I love my motorcycles – the roar, the lean, the sense of freedom, and the way lanesplitting across the San Francisco Bay Bridge every morning forces me to focus on NOW instead of thinking about everything I have to get done during the day. Commuting on two wheels turns my morning into an adventure and I love it. The only thing I don’t love about it, in fact, is that even though my bike is sipping a lot less fuel then a car, it’s still ultimately dependent on a fossil fuel infrastructure that’s completely and irredeemably unsustainable in the long term. The real question isn’t if we’re going going to stop using petroleum it’s when.
The two big hurdles for electric vehicles are price and range. And while Electric motorcycles aren’t as far along the development curve as electric cars, they’ve made massive gains in the last few years. At the production level the two big players are Brammo, from Oregon, and Zero which is based right here in the Bay Area.
Now don’t get me wrong – I love my Triumph Street Triple and I’m not looking to replace it any time soon. At 675 hp it’s lightweight, agile, and absolutely perfect for maneuvering in heavy bay area traffic for my commute to the city. 42-48 mpg is nothing to sneeze at either! I’m planning to ride it for years to come. But, like any gearhead, I find myself looking around and wondering what I’ll get next. And with the fantastic progress we’ve seen from Zero and Brammo both electric bikes are looking like strong contenders.
Currently, the Brammo Empulse (their flagship bike which has been getting a lot of press) starts at around $17k and the Empulse R (which like the Street Triple R adds improved suspension) is almost $19k.
Zero Motorcycles has a whole range of bikes available and the base prices are cheaper on all of them. This is partly because the Zero’s don’t have a transmission – it’s a simple twist and go setup – and that saves some costs.
The Streetfighter S is the closest to the Brammo Empulse or the Striple and starts at $14k but goes up to 17k by the time you add in the quick charge kit and larger batter pack that you need to give it a range comparable to the Empulse.
Compare that to a list price of $9.4k for the Street Triple and it’s clear that electric bikes have a long way to go before they can compete on price.
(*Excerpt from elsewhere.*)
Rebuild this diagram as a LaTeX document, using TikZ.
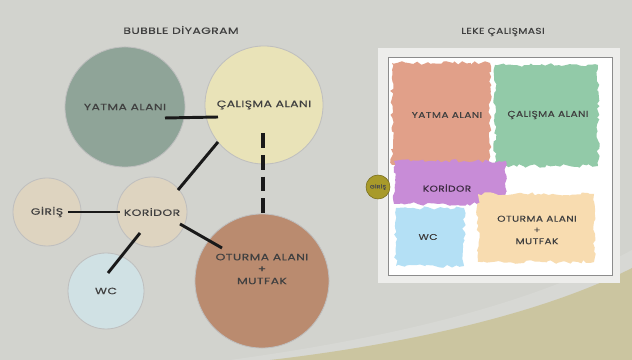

Especially since I get 42-48 mpg on my Triumph. It’d take a really long time to make back the price difference in fuel savings. And that makes it very hard to justify spending the extra money. For now. As gas prices continue to climb and electric vehicle manufacturer’s are increasingly able to scale and bring down costs I expect that to change. So while I can’t justify dropping $20k for a new bike, I can see myself making the switch in the foreseeable future.
That just leaves range as the big consideration. A century of petroleum-based transportation means the US has a pretty well developed fuel delivery system in place for fossil fuels and that’s a huge advantage for the manufacturers of vehicles that run on them.
Fortunately, the landscape for Electric vehicles isn’t nearly as bleak as you might think. In fact I’d go so far as to say it’s either at or rapidly approaching the tipping point where “where do I charge this thing” will no longer be a consideration. Plugshare, a new-ish web/mobile app for EV drivers has a great tool that should help drive this point home:
Like most of the best new stuff on the net, Plugshare is partly curated content, partly crowdsourced. Individuals who find charging stations can list them along with descriptions and ratings. They even allow users to take the social aspects of the app into the real world – member/users who are willing to share their home outlets with a friendly driver can list their address and what hours they’ll be around and available. In the Bay Area there are enough public charging stations you’ll probably never need to plug in in a friendly strangers driveway, but in rural areas I can see this being a huge win for EV drivers.
I suppose the moral of the story is that, as usual, the world is changing and, as usual, social and crowd-sourced tools are making that transition friendlier and more human-scale. I think it’s pretty cool.